A stochastic gradient descent algorithm with random search directions
Eméric Gbaguidi
TL;DR
The paper tackles unconstrained finite-sum optimization and the cost of full gradient evaluations in high dimensions by introducing SCORS, a stochastic gradient method with random search directions, updating $X_{n+1}=X_n-\gamma_n D(V_{n+1})\nabla f_{U_{n+1}}(X_n)$ where $D(v)=vv^T$ and $E[D(V_{n+1})|\mathcal{F}_n]=\mathbf{I}_d$. Under mild smoothness and growth conditions, it proves almost-sure convergence with decreasing steps, establishes a central limit theorem with an asymptotic covariance $\Sigma=\int_0^\infty (e^{-(H-I_d/2)u})^T\Gamma e^{-(H-I_d/2)u}du$ and $\Gamma=\mathbb{E}[V V^T Q V V^T]$, and derives non-asymptotic $L^p$ rates $\mathbb{E}\|X_n-x^*\|^{2p}\le K_p/n^{p\alpha}$ for $\gamma_n=c/n^\alpha$, $\tfrac12<\alpha\le1$. Theoretical results depend on the search-direction distribution (uniform, non-uniform, Gaussian, spherical) via explicit $\Gamma$-forms, and numerical experiments on logistic regression corroborate the CLT and reveal practical performance trade-offs, with uniform directions often achieving the smallest asymptotic variance and superior per-iteration efficiency.
Abstract
Stochastic coordinate descent algorithms are efficient methods in which each iterate is obtained by fixing most coordinates at their values from the current iteration, and approximately minimizing the objective with respect to the remaining coordinates.
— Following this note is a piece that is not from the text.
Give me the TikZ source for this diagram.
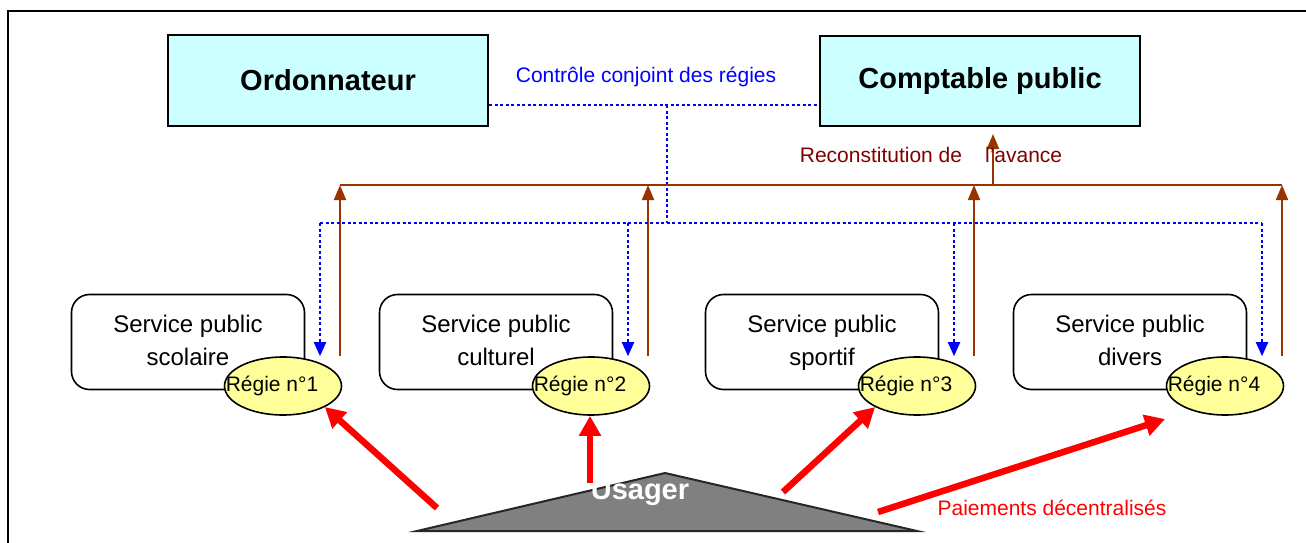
\documentclass[tikz,border=0pt]{standalone}
\usepackage{fontspec}
\setmainfont{Liberation Sans}
\usetikzlibrary{arrows.meta,shapes.geometric}

\definecolor{chefcyan}{HTML}{CCFFFF}
\definecolor{regiejaune}{HTML}{FFFF99}
\definecolor{brun}{HTML}{993300}
\definecolor{marron}{HTML}{800000}
\definecolor{gris}{HTML}{808080}

\begin{document}
\begin{tikzpicture}[x=1pt,y=-1pt,
                    chef/.style={draw,line width=2pt,fill=chefcyan,minimum width=320pt,minimum height=90pt,
                                 font=\fontsize{29}{34}\selectfont\bfseries},
                    service/.style={draw,line width=1.6pt,rounded corners=18pt,minimum width=233pt,minimum height=95pt,
                                    align=center,font=\fontsize{24}{33}\selectfont},
                    regie/.style={ellipse,draw,line width=1.6pt,fill=regiejaune,minimum width=117pt,minimum height=58pt,
                                  inner sep=0pt,font=\fontsize{21}{24}\selectfont},
                    ctrl/.style={blue,line width=2pt,dash pattern=on 3pt off 2.5pt,
                                 >={Triangle[length=14pt,width=12pt]}},
                    rec/.style={brun,line width=2pt,>={Triangle[length=15pt,width=12pt]}},
                    paie/.style={red,line width=6.5pt,->,>={Triangle[length=20pt,width=21pt]}},
                    usager/.style={text=white,font=\fontsize{29}{34}\selectfont\bfseries}]

  \useasboundingbox (0,0) rectangle (1306,543);

  % cadre
  \draw[line width=2pt] (8,543) -- (8,11) -- (1306,11);

  % ordonnateur et comptable
  \node[chef] (ord)  at (328,80.5) {Ordonnateur};
  \node[chef] (comp) at (980,81)   {Comptable public};

  % points de jonction
  \coordinate (ctl)      at (667,105);
  \coordinate (bus)      at (667,223);
  \coordinate (jonction) at (993,185);

  % contrôle conjoint (bleu)
  \draw[ctrl] (ord.east |- ctl) -- (comp.west |- ctl);
  \draw[ctrl] (ctl) -- (bus);
  \node[blue,font=\fontsize{21}{24}\selectfont] (ctrltxt) at (646,77) {Contrôle conjoint des régies};

  % services et régies
  \foreach \x/\i/\w in {283/1/scolaire,591/2/culturel,917/3/sportif,1225/4/divers}{
    \node[service] (s\i) at (\x-95,342) {Service public\strut\hspace{8pt}\\\w\strut\rule[-8pt]{0pt}{0pt}};
    \node[regie]   (r\i) at (\x,386) {\makebox[0pt]{Régie n°\i\hspace{22pt}}};
    \coordinate (b\i) at ([xshift=37pt]r\i.north);
    \coordinate (a\i) at ([xshift=57pt]r\i.north);
    \draw[ctrl,->] (b\i |- bus) -- (b\i);
    \draw[rec,->]  (a\i) -- (a\i |- jonction);
  }
  \draw[ctrl] (b1 |- bus) -- (b4 |- bus);
  \draw[rec]  (a1 |- jonction) -- (a4 |- jonction);

  % reconstitution de l'avance
  \draw[rec,->,shorten >=7pt] (jonction) -- (jonction |- comp.south);
  \node[marron,font=\fontsize{21}{24}\selectfont] (rectxt) at (931,155) {Reconstitution de\hspace{23pt}l'avance};

  % usager
  \coordinate (sommet) at (665,473);
  \coordinate (gauche) at (417,531);
  \coordinate (droite) at (917,531);
  \filldraw[fill=gris,draw=black!85,line width=2pt] (gauche) -- (sommet) -- (droite) -- cycle;
  \node[usager] (usager) at (640,493) {Usager};

  % paiements décentralisés
  \coordinate (p1) at (437,508);
  \coordinate (p2) at (590,483);
  \coordinate (p3) at (783,492);
  \coordinate (p4) at (878,512);
  \draw[paie] (p1) -- (r1.south east);
  \draw[paie] (p2) -- (p2 |- r2.south);
  \draw[paie] (p3) -- (r3.south west);
  \draw[paie] (p4) -- ([xshift=-18pt,yshift=-12pt]r4.south west);
  \node[red,font=\fontsize{21}{24}\selectfont] (paietxt) at (1052,508) {Paiements décentralisés};
\end{tikzpicture}
\end{document}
However, this approach is usually restricted to canonical basis vectors of $\mathbb{R}^d$. In this paper, we develop a new class of stochastic gradient descent algorithms with random search directions which uses the directional derivative of the gradient estimate following more general random vectors. We establish the almost sure convergence of these algorithms with decreasing step. We further investigate their central limit theorem and pay particular attention to analyze the impact of the search distributions on the asymptotic covariance matrix. We also provide non-asymptotic $\mathbb{L}^p$ rates of convergence.